PROBLEM REQUIREMENTS => Reproduce exactly the lines below, from the first one through the line containing "ax = fig.add_axes([0.128, 0.113, 0.778, 0.813])", and omit any pictures.

GIVEN DATA =>
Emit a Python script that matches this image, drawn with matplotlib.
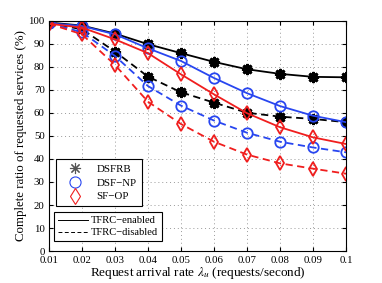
import numpy as np
import matplotlib
matplotlib.use('Agg')
import matplotlib.pyplot as plt
from matplotlib.lines import Line2D

plt.rcParams['font.family'] = ['Liberation Serif', 'DejaVu Serif']
plt.rcParams['mathtext.fontset'] = 'stix'

rates = [0.01, 0.02, 0.03, 0.04, 0.05, 0.06, 0.07, 0.08, 0.09, 0.1]

# TFRC-enabled
dsfrb_on = [99.3, 98.0, 94.5, 89.9, 86.0, 82.2, 79.0, 77.0, 75.7, 75.5]
dsfnp_on = [99.0, 97.8, 94.2, 88.1, 82.6, 75.2, 68.6, 63.0, 58.8, 56.0]
sfop_on = [98.8, 97.1, 92.0, 86.0, 76.8, 68.1, 59.9, 53.8, 49.4, 46.5]
# TFRC-disabled
dsfrb_off = [99.0, 96.4, 86.7, 75.8, 69.0, 64.5, 60.1, 58.4, 57.4, 56.0]
dsfnp_off = [99.0, 95.1, 84.8, 71.7, 63.2, 56.7, 51.4, 47.5, 45.0, 42.9]
sfop_off = [98.8, 94.2, 80.9, 64.9, 55.2, 47.5, 41.9, 38.1, 35.8, 33.6]

schemes = ['DSFRB', 'DSF\u2212NP', 'SF\u2212OP']
colors = ['black', '#2846f0', '#f01e1e']
markers = [(8, 2, 0), 'o', 'd']

fig = plt.figure(figsize=(3.82, 2.83), dpi=100)
ax = fig.add_axes([0.128, 0.113, 0.778, 0.813])

series_on = [dsfrb_on, dsfnp_on, sfop_on]
series_off = [dsfrb_off, dsfnp_off, sfop_off]
for i in range(3):
    ms = 8 if i == 0 else 7.5
    mew = 2.0 if i == 0 else 1.3
    ax.plot(rates, series_on[i], '-', color=colors[i], marker=markers[i],
            markersize=ms, mfc='none', mec=colors[i], mew=mew, lw=1.3)
    ax.plot(rates, series_off[i], color=colors[i], marker=markers[i],
            markersize=ms, mfc='none', mec=colors[i], mew=mew, lw=1.3,
            dashes=(4, 2.5))

ax.set_xlim(0.01, 0.1)
ax.set_ylim(0, 100)
ax.set_xticks(rates)
ax.set_xticklabels(['0.01', '0.02', '0.03', '0.04', '0.05', '0.06', '0.07', '0.08', '0.09', '0.1'])
ax.set_yticks(np.arange(0, 101, 10))
ax.tick_params(direction='in', labelsize=7.8, length=3, top=True, right=True)
ax.tick_params(axis='x', pad=3.5)
ax.tick_params(axis='y', pad=3)
ax.grid(True, linestyle=(0, (1, 3)), color='#999999', linewidth=0.7)
ax.set_xlabel('Request arrival rate $\\lambda_u$ (requests/second)', fontsize=9.5, labelpad=0)
ax.set_ylabel('Complete ratio of requested services (%)', fontsize=9.3, labelpad=1)

h1 = [Line2D([], [], ls='none', marker=markers[i], color=colors[i],
             mfc='none', mec=colors[i] if i else '#555555',
             markersize=8, mew=0.8) for i in range(3)]
leg1 = ax.legend(h1, schemes, loc='lower left', bbox_to_anchor=(0.013, 0.18),
                 fontsize=7.8, fancybox=False, edgecolor='black', framealpha=1,
                 handlelength=2.6, borderpad=0.45, labelspacing=0.4,
                 handletextpad=0.7, borderaxespad=0.3)
leg1.get_frame().set_linewidth(0.8)
ax.add_artist(leg1)
h2 = [Line2D([], [], ls='-', color='black', lw=0.7),
      Line2D([], [], color='black', lw=0.7, dashes=(4, 2.5))]
leg2 = ax.legend(h2, ['TFRC\u2212enabled', 'TFRC\u2212disabled'], loc='lower left',
                 bbox_to_anchor=(0.008, 0.03), fontsize=7.6, fancybox=False,
                 edgecolor='black', framealpha=1, handlelength=2.8, borderpad=0.35,
                 labelspacing=0.25, handletextpad=0.3, borderaxespad=0.3)
leg2.get_frame().set_linewidth(0.8)

plt.savefig('out.png', dpi=100)
plt.close()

ANSWER FOR THIS EXERCISE =>
Emit a Python script that matches this image, drawn with matplotlib.
import numpy as np
import matplotlib
matplotlib.use('Agg')
import matplotlib.pyplot as plt
from matplotlib.lines import Line2D

plt.rcParams['font.family'] = ['Liberation Serif', 'DejaVu Serif']
plt.rcParams['mathtext.fontset'] = 'stix'

rates = [0.01, 0.02, 0.03, 0.04, 0.05, 0.06, 0.07, 0.08, 0.09, 0.1]

# TFRC-enabled
dsfrb_on = [99.3, 98.0, 94.5, 89.9, 86.0, 82.2, 79.0, 77.0, 75.7, 75.5]
dsfnp_on = [99.0, 97.8, 94.2, 88.1, 82.6, 75.2, 68.6, 63.0, 58.8, 56.0]
sfop_on = [98.8, 97.1, 92.0, 86.0, 76.8, 68.1, 59.9, 53.8, 49.4, 46.5]
# TFRC-disabled
dsfrb_off = [99.0, 96.4, 86.7, 75.8, 69.0, 64.5, 60.1, 58.4, 57.4, 56.0]
dsfnp_off = [99.0, 95.1, 84.8, 71.7, 63.2, 56.7, 51.4, 47.5, 45.0, 42.9]
sfop_off = [98.8, 94.2, 80.9, 64.9, 55.2, 47.5, 41.9, 38.1, 35.8, 33.6]

schemes = ['DSFRB', 'DSF\u2212NP', 'SF\u2212OP']
colors = ['black', '#2846f0', '#f01e1e']
markers = [(8, 2, 0), 'o', 'd']

fig = plt.figure(figsize=(3.82, 2.83), dpi=100)
ax = fig.add_axes([0.128, 0.113, 0.778, 0.813])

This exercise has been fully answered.